Unfortunately, it is extremely improbable that any American manufacturer will market acetyl­salicylic acid under the name aspirin, although we believe they would have a legal right to do so. The courts have held in related instances that when a patented article has been known during the life of the patent under a trademarked name, with the expiration of the patent the name as well as the product becomes common property. The classical “Singer Sewing Machine” decision and the lanolin case are in point. The Bayer Company, through a widespread newspaper advertising campaign, seems to be attempting to perpetuate its seventeen-year monopoly by leading the public to believe that there can be only one brand of genuine acetyl­salicylic acid on the market—that made by the Bayer Company.

The firm will, of course, continue to manufacture and advertise the product under the name “Aspirin-Bayer,” and will probably charge high prices for it, as was the case with phenacetin (acetphenetidin). In any event, physicians hereafter should do what for a long time we have been advising should be done, namely, prescribe the compound under its scientific name, acetyl­salicylic acid. They should do this if for no other reason than that they would be using the name which carries with it a reminder of the composition of the preparation. Of course, for those who have been writing “aspirin” it will be rather difficult to write “acetyl­salicylic acid,” just as a quarter of a century ago it was difficult for the physician of that day who had been using the copyright name “antifebrin” to write “acet-anilid,” a name which nowadays is easy, even for laymen.—(Editorial from The Journal A. M. A., Jan. 20, 1917.)

“What’s in a Name?”

Under the caption “What’s in a Name?” the current (April) issue of the Journal of Industrial and Engineering Chemistry has an editorial dealing with the nomen­clatures—common and proprietary—of acetyl­salicylic acid. The editorial was prompted by an article by Dr. Leech printed in the same issue. Replying to its own question:

“The answer to this question so far as it applies to acetyl­salicylic acid (popularly known as aspirin) is the difference between eighty-eight cents, the price the druggist must pay for every one hundred tablets of Bayer aspirin, and forty cents, the cost of an equally pure American product. Naturally, this difference in cost is passed on to the individual consumer.

“That no scientific justification exists for this difference in cost is clearly shown in the contribution by Dr. Paul Nicholas Leech, of the Chemical Laboratory of the American Medical Association, page 288 of this issue.

“On the other hand, the excess profit fully warrants the extensive and shrewdly-worded advertising campaign now in progress, a campaign which must eventually fail, because in the first place, it is contrary to the prevailing spirit of modern advertising, the motive of which is constructive rather than destructive, and, in the second place, it appeals merely to the temporary ignorance of the public at large, and has no basis in fact.

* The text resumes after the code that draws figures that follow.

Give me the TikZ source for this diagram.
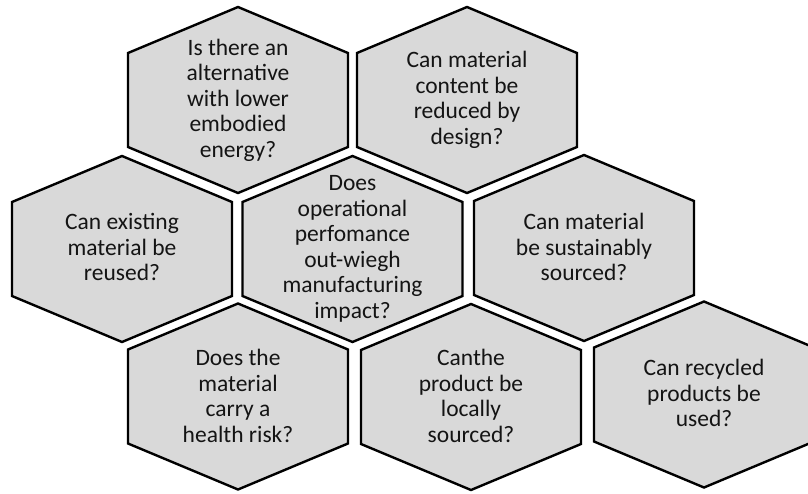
\documentclass[tikz,border=0pt]{standalone}
\usepackage{fontspec}
\setmainfont{Carlito}
\definecolor{cellgray}{RGB}{217,217,217}
\definecolor{inkblack}{RGB}{20,20,20}
% flattened hexagon centred on (#1,#2): pointed top and bottom, vertical sides
\newcommand\hexoutline[2]{%
  (#1,#2-93) -- (#1+110,#2-47) -- (#1+110,#2+47) -- (#1,#2+93)
  -- (#1-110,#2+47) -- (#1-110,#2-47) -- cycle}
\begin{document}
\begin{tikzpicture}[x=1pt,y=-1pt,
  hexcell/.style={fill=cellgray,draw=black,line width=2.4pt,line join=miter},
  hexlabel/.style={align=center,text=inkblack,inner sep=0pt,
    font=\fontsize{23.5}{25.5}\selectfont}]
\useasboundingbox (0,0) rectangle (808,493);
\clip (0,0) rectangle (808,493);

% top row
\draw[hexcell] \hexoutline{238}{100};
\node[hexlabel] (alt) at (238,100) {Is there an\\alternative\\with lower\\embodied\\energy?};
\draw[hexcell] \hexoutline{467}{100};
\node[hexlabel] (reduce) at (467,100) {Can material\\content be\\reduced by\\design?};

% middle row
\draw[hexcell] \hexoutline{122}{249};
\node[hexlabel] (reuse) at (122,247) {Can existing\\material be\\reused?};
\draw[hexcell] \hexoutline{352.5}{249};
\node[hexlabel] (oper) at (352.5,249) {Does\\operational\\perfomance\\out-wiegh\\manufacturing\\impact?};
\draw[hexcell] \hexoutline{584}{248};
\node[hexlabel] (sustain) at (584,247) {Can material\\be sustainably\\sourced?};

% bottom row
\draw[hexcell] \hexoutline{238}{396.5};
\node[hexlabel] (health) at (238,396) {Does the\\material\\carry a\\health risk?};
\draw[hexcell] \hexoutline{471}{397};
\node[hexlabel] (local) at (471,396) {Canthe\\product be\\locally\\sourced?};
\draw[hexcell] \hexoutline{704}{394.5};
\node[hexlabel] (recycle) at (704,393) {Can recycled\\products be\\used?};
\end{tikzpicture}
\end{document}
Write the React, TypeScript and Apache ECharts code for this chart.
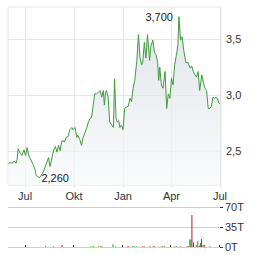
import React, { useEffect, useRef } from "react";
import * as echarts from "echarts";

// calendar days from 2023-05-30 to 2024-07-03 (category axis)
const START = Date.UTC(2023, 4, 30);
const DAY_COUNT = 401;
const days: string[] = [];
for (let i = 0; i < DAY_COUNT; i++) {
  days.push(new Date(START + i * 86400000).toISOString().slice(0, 10));
}

const monthLabels: Record<string, string> = { "01": "Jan", "04": "Apr", "07": "Jul", "10": "Okt" };
const yTicks = [2.5, 3.0, 3.5];
const volTicks = [0, 35, 70];

// price: day offset from start, closing price
const priceDays = [
  0, 4, 8, 11, 15, 17, 19, 23, 26, 30, 33, 36, 39, 43, 47, 51, 53, 56, 59, 62,
  66, 69, 73, 76, 79, 83, 86, 89, 92, 95, 98, 101, 103, 106, 109, 113, 116, 120, 122, 126,
  129, 131, 135, 138, 141, 145, 148, 151, 154, 157, 160, 163, 166, 169, 173, 176, 179, 181, 183, 185,
  188, 191, 195, 198, 200, 203, 205, 208, 210, 213, 216, 219, 222, 226, 229, 232, 235, 238, 242, 245,
  248, 251, 253, 256, 259, 262, 266, 268, 272, 275, 278, 281, 283, 285, 288, 291, 295, 298, 301, 304,
  307, 310, 313, 317, 319, 321, 324, 327, 330, 334, 338, 342, 345, 348, 351, 354, 357, 360, 364, 367,
  370, 373, 376, 379, 382, 385, 388, 391, 393, 396, 398,
];
const prices = [
  2.38, 2.40, 2.39, 2.41, 2.39, 2.42, 2.52, 2.48, 2.46, 2.51, 2.46, 2.53, 2.46, 2.42, 2.38, 2.33, 2.28, 2.27, 2.26, 2.28,
  2.31, 2.35, 2.40, 2.44, 2.36, 2.45, 2.51, 2.54, 2.49, 2.55, 2.50, 2.59, 2.59, 2.58, 2.62, 2.63, 2.69, 2.71, 2.69, 2.71,
  2.62, 2.64, 2.60, 2.55, 2.62, 2.67, 2.71, 2.76, 2.79, 2.80, 2.91, 3.01, 3.01, 3.02, 3.04, 2.98, 3.04, 2.91, 3.02, 3.04,
  2.98, 2.76, 2.73, 2.71, 3.14, 2.79, 2.76, 2.77, 2.71, 2.73, 2.69, 2.88, 2.89, 2.90, 2.97, 2.94, 3.06, 3.13, 3.31, 3.54,
  3.33, 3.27, 3.29, 3.47, 3.33, 3.54, 3.31, 3.43, 3.49, 3.38, 3.36, 3.29, 3.13, 3.25, 3.09, 3.06, 3.21, 2.88, 3.01, 2.97,
  3.15, 3.09, 3.27, 3.38, 3.45, 3.70, 3.49, 3.52, 3.40, 3.29, 3.29, 3.24, 3.26, 3.21, 3.18, 3.16, 3.21, 3.04, 3.18, 3.11,
  3.06, 3.04, 2.88, 2.88, 2.90, 2.98, 2.97, 2.98, 2.97, 2.93, 2.92,
];

// volume (thousands): day offset, amount, up (1) / down (0)
const volDays = [
  71, 86, 102, 156, 160, 162, 171, 175, 177, 198, 203, 226, 228, 235, 238, 242, 254, 257, 268, 274,
  276, 290, 292, 295, 315, 318, 325, 338, 340, 343, 345, 347, 350, 355, 358, 361, 363, 365, 368, 371, 381,
];
const volumes = [
  2, 1.5, 3.5, 1.5, 1.5, 1.5, 1.5, 1.5, 1.5, 5, 1.5, 1.5, 1.5, 1.5, 1.5, 1.5, 1.5, 1.5, 1.5, 1.5,
  1.5, 1.5, 1.5, 1.5, 1.5, 1.5, 1.5, 1.5, 1.5, 13, 13, 56, 8, 3, 10, 2, 7, 14, 3.5, 3, 1.5,
];
const volUp = [
  1, 1, 0, 1, 1, 1, 1, 0, 0, 1, 1, 1, 0, 1, 1, 1, 0, 1, 0, 0,
  0, 1, 1, 0, 1, 1, 0, 0, 0, 1, 1, 0, 0, 0, 1, 0, 1, 0, 0, 0, 0,
];

const isQuarterStart = (_i: number, v: string) =>
  v.slice(8, 10) === "01" && monthLabels[v.slice(5, 7)] !== undefined;

const FONT = "Arial, 'Liberation Sans', sans-serif";
const fmtDe = (v: number, d: number) => v.toFixed(d).replace(".", ",");

export default function App() {
  const ref = useRef<HTMLDivElement>(null);
  useEffect(() => {
    document.body.style.margin = "0";
    const chart = echarts.init(ref.current!, null, { renderer: "svg" });
    const priceData = priceDays.map((d, i) => [d, prices[i]]);
    const volData = volDays.map((d, i) => ({
      value: [d, volumes[i]],
      itemStyle: { color: volUp[i] ? "#2a9a2a" : "#b22222" },
    }));
    chart.setOption({
      animation: false,
      textStyle: { fontFamily: FONT },
      grid: [
        { left: 8, top: 7, width: 213, height: 178, show: true, borderColor: "#e6e6e6", borderWidth: 1, backgroundColor: "#fff" },
        { left: 8, top: 207, width: 212, height: 40 },
      ],
      xAxis: [
        {
          type: "category",
          gridIndex: 0,
          data: days,
          boundaryGap: false,
          axisLine: { show: false },
          axisTick: { show: true, interval: isQuarterStart, length: 3, lineStyle: { color: "#e6e6e6" } },
          axisLabel: {
            interval: isQuarterStart,
            formatter: (v: string) => monthLabels[v.slice(5, 7)],
            fontSize: 11,
            color: "#333",
            margin: 5,
            fontFamily: FONT,
          },
          splitLine: { show: true, interval: isQuarterStart, lineStyle: { color: "#e6e6e6", width: 1 } },
        },
        {
          type: "category",
          gridIndex: 1,
          data: days,
          boundaryGap: false,
          position: "top",
          axisLine: { show: false },
          axisTick: { show: true, interval: isQuarterStart, length: 2, lineStyle: { color: "#222" } },
          axisLabel: { show: false },
          splitLine: { show: false },
        },
      ],
      yAxis: [
        {
          type: "value",
          gridIndex: 0,
          position: "right",
          min: 2.196,
          max: 3.786,
          axisLine: { show: false },
          axisTick: { show: false, customValues: yTicks },
          axisLabel: {
            customValues: yTicks,
            formatter: (v: number) => fmtDe(v, 1),
            fontSize: 11,
            color: "#333",
            margin: 5,
            fontFamily: FONT,
          },
          splitLine: { show: true, lineStyle: { color: "#e6e6e6", width: 1 } },
        },
        {
          type: "value",
          gridIndex: 1,
          position: "right",
          min: 0,
          max: 70,
          interval: 35,
          axisLine: { show: false },
          axisTick: { show: true, length: 3, lineStyle: { color: "#333" } },
          axisLabel: {
            formatter: (v: number) => v + "T",
            fontSize: 11,
            color: "#333",
            margin: 5,
            fontFamily: FONT,
          },
          splitLine: { show: true, lineStyle: { color: "#cfcfcf", width: 1 } },
        },
      ],
      series: [
        {
          type: "line",
          xAxisIndex: 0,
          yAxisIndex: 0,
          data: priceData,
          showSymbol: false,
          symbol: "none",
          lineStyle: { color: "#3f9b3f", width: 1 },
          areaStyle: {
            color: new echarts.graphic.LinearGradient(0, 0, 0, 1, [
              { offset: 0, color: "#d3dae1" },
              { offset: 1, color: "#f8f9fa" },
            ]),
          },
          markPoint: {
            symbol: "circle",
            symbolSize: 0,
            silent: true,
            label: {
              show: true,
              fontSize: 11,
              color: "#222",
              fontFamily: FONT,
              formatter: (p: any) => fmtDe(p.value, 3),
            },
            data: [
              { type: "max", label: { position: "left", distance: 6 } },
              { type: "min", label: { position: "right", distance: 2 } },
            ],
          },
        },
        {
          type: "bar",
          xAxisIndex: 1,
          yAxisIndex: 1,
          data: volData,
          barWidth: 1,
        },
      ],
    });
    return () => chart.dispose();
  }, []);
  return <div ref={ref} style={{ width: 264, height: 255 }} />;
}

“We have been informed that the Custodian of Alien Enemy Property has taken charge of the stock interests of alien enemies in the company conducting this propaganda. Surely the Custodian will not care, even in a trustee capacity, to continue as a participant in a misleading campaign whose sole purpose is the perpetuation of a monopoly hitherto enjoyed under full patent protection.”

The article to which the editorial refers is a somewhat technical one giving the findings of an examination made, at the request of the Council on Pharmacy and Chemistry, in the Chemical Laboratory of the American Medical Association by Paul Nicholas Leech, Ph.D., of various American brands of acetyl­salicylic acid (aspirin). The result of the investigation may be summed up briefly in the statement that there are on the American market, made by American firms, several brands of acetyl­salicylic acid that are just as good as, if not better than, the Bayer product.

The Journal has called attention to the misleading propaganda on the part of the Bayer Company (Farbenfabriken vorm. Friedr. Bayer & Co.), in its attempt to perpetuate the monopoly granted under our inequitable patent laws. This is done by conveying the inference that the only pure acetyl­salicylic acid on the market is that known as “Aspirin-Bayer.” Physicians should again be reminded of the facts in the case of aspirin: Practically no other country in the world, and certainly not Germany, the original home of aspirin, would grant a patent either on acetyl­salicylic acid, itself, or the process for making it. The United States granted both! As a result no one in this country except the Bayer Company could for seventeen years manufacture or sell acetyl­salicylic acid either under its chemical name or under any other name. Nor was it permissible for hospitals or individuals to import it. While the monopoly held, the American people were compelled to pay from six to ten times as much for acetyl­salicylic acid as were the people of Great Britain, France, Germany, Austria-Hungary, Denmark, Holland, Norway or Sweden. At a time when American druggists were compelled to pay 43 cents an ounce for acetyl­salicylic acid as aspirin, just across the border in Canada it sold for about one-third the price.